Cover with plastic wrap and let stand for 30 minutes (or however long you need to prepare the filling).

for the filling:

8 ounces mushrooms
2 shallots
2 ounces (ish) goat cheese, at room temperature (whatever looks good, really - I didn't actually measure this)
olive oil/butter
thyme (fresh or dried, whatever you have on hand - fresh is better, dried is all I had at the time)
salt
freshly ground pepper

Chop the shallots finely. In a heavy-bottomed pan over medium-low heat, melt a little butter and olive oil together. Add shallots and cook until soft and brown. Remove from pan and set aside. Raise the heat to medium-high, and if necessary, melt a little more butter and oil in the pan. Add the mushrooms, saute until done and sprinkle with thyme, salt, and freshly ground pepper to taste. Reintroduce shallots to pan, then remove from heat and set aside.

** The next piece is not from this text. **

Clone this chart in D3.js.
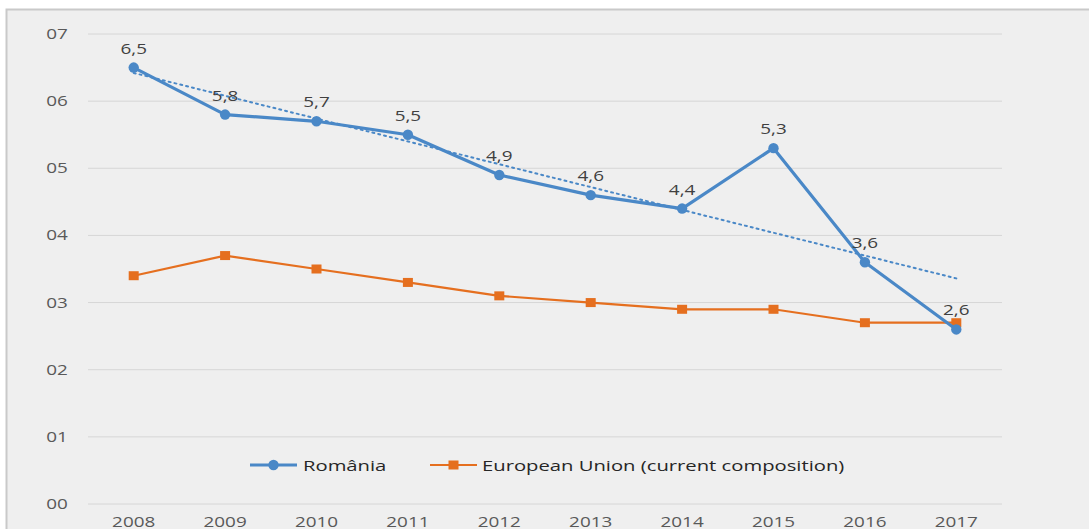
<!DOCTYPE html>
<html>
<head>
<meta charset="utf-8">
<script src="https://cdn.jsdelivr.net/npm/d3@7"></script>
<style>
  html, body { margin: 0; padding: 0; background: #fff; overflow: hidden; }
  svg { display: block; font-family: "Open Sans", "DejaVu Sans", sans-serif; }
</style>
</head>
<body>
<svg id="chart" width="1089" height="529"></svg>
<script>
const years = ['2008', '2009', '2010', '2011', '2012', '2013', '2014', '2015', '2016', '2017'];
const romania = [6.5, 5.8, 5.7, 5.5, 4.9, 4.6, 4.4, 5.3, 3.6, 2.6];
const eu = [3.4, 3.7, 3.5, 3.3, 3.1, 3.0, 2.9, 2.9, 2.7, 2.7];
const yTicks = [0, 1, 2, 3, 4, 5, 6, 7];
const yTickLabels = ['00', '01', '02', '03', '04', '05', '06', '07'];
const seriesNames = ['România', 'European Union (current composition)'];

const BLUE = '#4a88c7', ORANGE = '#e56f1f';
const SX = 1.35; // source picture is stretched sideways

let svg = d3.select('#chart');

// panel background
svg.append('rect')
  .attr('x', 6.5).attr('y', 9.5)
  .attr('width', 1100).attr('height', 540)
  .attr('fill', '#efefef')
  .attr('stroke', '#c9c9c9')
  .attr('stroke-width', 2);

const PLOT_L = 88, PLOT_R = 1002, PLOT_T = 34, PLOT_B = 504;

let x = d3.scaleBand().domain(years).range([PLOT_L, PLOT_R]);
let y = d3.scaleLinear().domain([0, 7]).range([PLOT_B, PLOT_T]);
const cx = d => x(d) + x.bandwidth() / 2;
const at = (px, py) => `translate(${px},${py}) scale(${SX},1)`;

// gridlines
svg.append('g')
  .selectAll('line')
  .data(yTicks)
  .enter()
  .append('line')
  .attr('x1', PLOT_L).attr('x2', PLOT_R)
  .attr('y1', d => y(d)).attr('y2', d => y(d))
  .attr('stroke', '#d6d6d6')
  .attr('stroke-width', 1);

// y labels
svg.append('g')
  .selectAll('text')
  .data(yTicks)
  .enter()
  .append('text')
  .attr('transform', d => at(57, y(d) + 5))
  .attr('text-anchor', 'middle')
  .attr('font-size', 14)
  .attr('fill', '#595959')
  .text((d, i) => yTickLabels[i]);

// x labels
svg.append('g')
  .selectAll('text')
  .data(years)
  .enter()
  .append('text')
  .attr('transform', d => at(cx(d), 527))
  .attr('text-anchor', 'middle')
  .attr('font-size', 14)
  .attr('fill', '#595959')
  .text(d => d);

// linear trend for Romania
const n = romania.length;
const mx = d3.mean(d3.range(n)), my = d3.mean(romania);
const slope = d3.sum(romania, (v, i) => (i - mx) * (v - my)) / d3.sum(d3.range(n), i => (i - mx) ** 2);
const icpt = my - slope * mx;
svg.append('line')
  .attr('x1', cx(years[0])).attr('y1', y(icpt))
  .attr('x2', cx(years[n - 1])).attr('y2', y(icpt + slope * (n - 1)))
  .attr('stroke', BLUE)
  .attr('stroke-width', 2)
  .attr('stroke-dasharray', '2,4')
  .attr('stroke-linecap', 'round');

let line = d3.line()
  .x((d, i) => cx(years[i]))
  .y(d => y(d));

// EU series
svg.append('path')
  .datum(eu)
  .attr('d', line)
  .attr('fill', 'none')
  .attr('stroke', ORANGE)
  .attr('stroke-width', 2.2);

svg.append('g')
  .selectAll('rect')
  .data(eu)
  .enter()
  .append('rect')
  .attr('x', (d, i) => cx(years[i]) - 5)
  .attr('y', d => y(d) - 4.5)
  .attr('width', 10).attr('height', 9)
  .attr('fill', ORANGE);

// Romania series
svg.append('path')
  .datum(romania)
  .attr('d', line)
  .attr('fill', 'none')
  .attr('stroke', BLUE)
  .attr('stroke-width', 3.2)
  .attr('stroke-linejoin', 'round');

svg.append('g')
  .selectAll('circle')
  .data(romania)
  .enter()
  .append('circle')
  .attr('cx', (d, i) => cx(years[i]))
  .attr('cy', d => y(d))
  .attr('r', 5.2)
  .attr('fill', BLUE);

// data labels
svg.append('g')
  .selectAll('text')
  .data(romania)
  .enter()
  .append('text')
  .attr('transform', (d, i) => at(cx(years[i]), y(d) - 14))
  .attr('text-anchor', 'middle')
  .attr('font-size', 14)
  .attr('fill', '#404040')
  .text(d => String(d).replace('.', ','));

// legend
const legendY = 465;
const legendItems = [
  { name: seriesNames[0], color: BLUE, x0: 250, shape: 'circle' },
  { name: seriesNames[1], color: ORANGE, x0: 430, shape: 'rect' }
];
let lg = svg.append('g')
  .selectAll('g')
  .data(legendItems)
  .enter()
  .append('g')
  .attr('transform', d => `translate(${d.x0},${legendY})`);

lg.append('line')
  .attr('x1', 0).attr('x2', 47)
  .attr('stroke', d => d.color)
  .attr('stroke-width', d => d.shape === 'circle' ? 3 : 2.2);

lg.filter(d => d.shape === 'circle')
  .append('circle')
  .attr('cx', 23.5).attr('r', 5.2)
  .attr('fill', d => d.color);

lg.filter(d => d.shape === 'rect')
  .append('rect')
  .attr('x', 18.5).attr('y', -4.5)
  .attr('width', 10).attr('height', 9)
  .attr('fill', d => d.color);

lg.append('text')
  .attr('transform', d => at(d.shape === 'circle' ? 53 : 52, 5.5))
  .attr('font-size', 15)
  .attr('fill', '#262626')
  .text(d => d.name);
</script>
</body>
</html>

In a crepe pan or a non-stick pan, melt a little butter over medium-high heat. Whisk the crepe batter to make sure it is smooth, then pour a couple of tablespoons' worth into the pan. This is your test crepe - once it is done, the pan should be right for the next ones. Let it cook until bubbling on top, and very lightly browned on the edges , then slide out of the pan. You can flip it, if you want to, but it's not at all necessary. Cook the remaining batter in this way, using about a 1/4 cup of batter per crepe - you should get two, with maybe a tiny bit leftover.



If the filling is cold, reheat it briefly. Put each crepe on a plate, top with half of the mushroom and shallot mixture, then crumble half of the goat cheese into each. Fold over, eat and enjoy.



Oh, and because it's been too long - a gratuitous kitty picture.



Cats in a red chair, and plenty of mushrooms and goat cheese - I guess life could be worse.